In the Gospels, wilderness isn’t a metaphor—it’s a social location. Sure, we can back our way into wilderness imagery and use it to talk about the geography of our inner world, the terrain of our wild hearts. But only after we do the discipleship work of locating ourselves within the actual wildernesses in our world. The wilderness where Jesus is baptized and tested in the Gospel of Mark is a wild, mostly deserted place. The wilderness existed outside of the official power of empire, abandoned by it, very far from the centers of power. For that reason, thieves on the run encamped there. But it is also the locus of salvation in the Gospels. There John first appears, announcing the New Exodus Isaiah had promised. There Jesus feeds the multitudes. In the lexicon of Pope Francis, the wilderness becomes the ‘periphery,’ the margins, the edges where the poor among us are shunted to the side. That biblical wilderness can be found in every city. At Mercy, we call it the streets. It’s the back alleys, abandoned buildings, bridges, hospital waiting rooms, long rides on public transportation, heated exhaust grates mostly hidden from view. It should be axiomatic that our social location matters if we are to respond faithfully to the gospel. Mark uses some great verbs: the heavens don’t just ‘open,’ they are ‘torn open.’ And Jesus isn’t just ‘led’ into the wilderness, he’s ‘driven out’—the same word the Gospels use when Jesus himself is ‘casting out’ demons. It is a strong, provocative word. The same Spirit that came upon Jesus in his baptism is now driving him out into the uncertainties of the wilderness.

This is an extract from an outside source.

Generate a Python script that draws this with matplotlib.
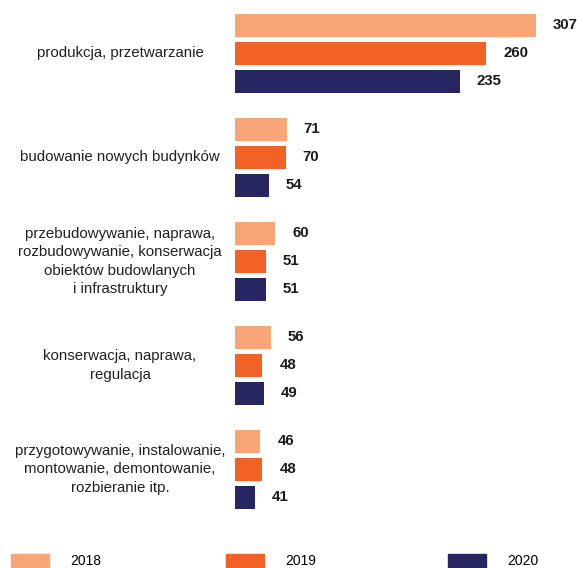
import numpy as np
import matplotlib.pyplot as plt
from matplotlib.patches import Patch
from matplotlib.transforms import blended_transform_factory

plt.rcParams['font.family'] = ['Liberation Sans', 'DejaVu Sans']

categories = [
    "produkcja, przetwarzanie",
    "budowanie nowych budynków",
    "przebudowywanie, naprawa,\nrozbudowywanie, konserwacja\nobiektów budowlanych\ni infrastruktury",
    "konserwacja, naprawa,\nregulacja",
    "przygotowywanie, instalowanie,\nmontowanie, demontowanie,\nrozbieranie itp.",
]
years = ["2018", "2019", "2020"]
v2018 = [307, 71, 60, 56, 46]
v2019 = [260, 70, 51, 48, 48]
v2020 = [235, 54, 51, 49, 41]
colors = ["#F8A577", "#F26126", "#272660"]

W, H = 577, 568
fig = plt.figure(figsize=(W / 100, H / 100), dpi=100)
ax = fig.add_axes([235 / W, 38 / H, 342 / W, 530 / H])

y = np.arange(len(categories))
offset = 0.269
height = 0.218
series = [v2018, v2019, v2020]
for k, (vals, col) in enumerate(zip(series, colors)):
    pos = y + (k - 1) * offset
    bars = ax.barh(pos, vals, height=height, color=col, label=years[k])
    for b, v in zip(bars, vals):
        ax.annotate(str(v), (v, b.get_y() + b.get_height() / 2),
                    xytext=(12.2, 0), textcoords="offset points",
                    ha="left", va="center", fontsize=10.8, fontweight="bold",
                    color="#1a1a1a", annotation_clip=False)

ax.set_xlim(22, 22 + 342 / 1.056)
ax.set_ylim(4.582, -0.514)
ax.axis("off")

# category names centred in the left margin
tr = blended_transform_factory(fig.transFigure, ax.transData)
for yi, name in zip(y, categories):
    ax.text(120 / W, yi, name, transform=tr, ha="center", va="center",
            fontsize=10.8, color="#231F20", linespacing=1.42)

# one legend entry per year, spread along the bottom edge
for x0, col, yr in zip([11, 226, 448], colors, years):
    fig.legend([Patch(color=col)], [yr], loc="center left",
               bbox_to_anchor=(x0 / W, 1 - 561 / H), frameon=False,
               borderpad=0, borderaxespad=0, handlelength=2.74,
               handleheight=1.2, handletextpad=1.51, fontsize=10)

fig.savefig("out.png", dpi=100)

Maybe in our present distress and the discomfort we feel as we scramble to make sense of the world around us and even what it means to be church for one another, the same Spirit is driving us out, too. The old ways aren’t going to bring us to a new world. Perhaps the streets can become the locus of salvation for us today.

Prayer Spirit, drive us into the wilderness and lead us to salvation.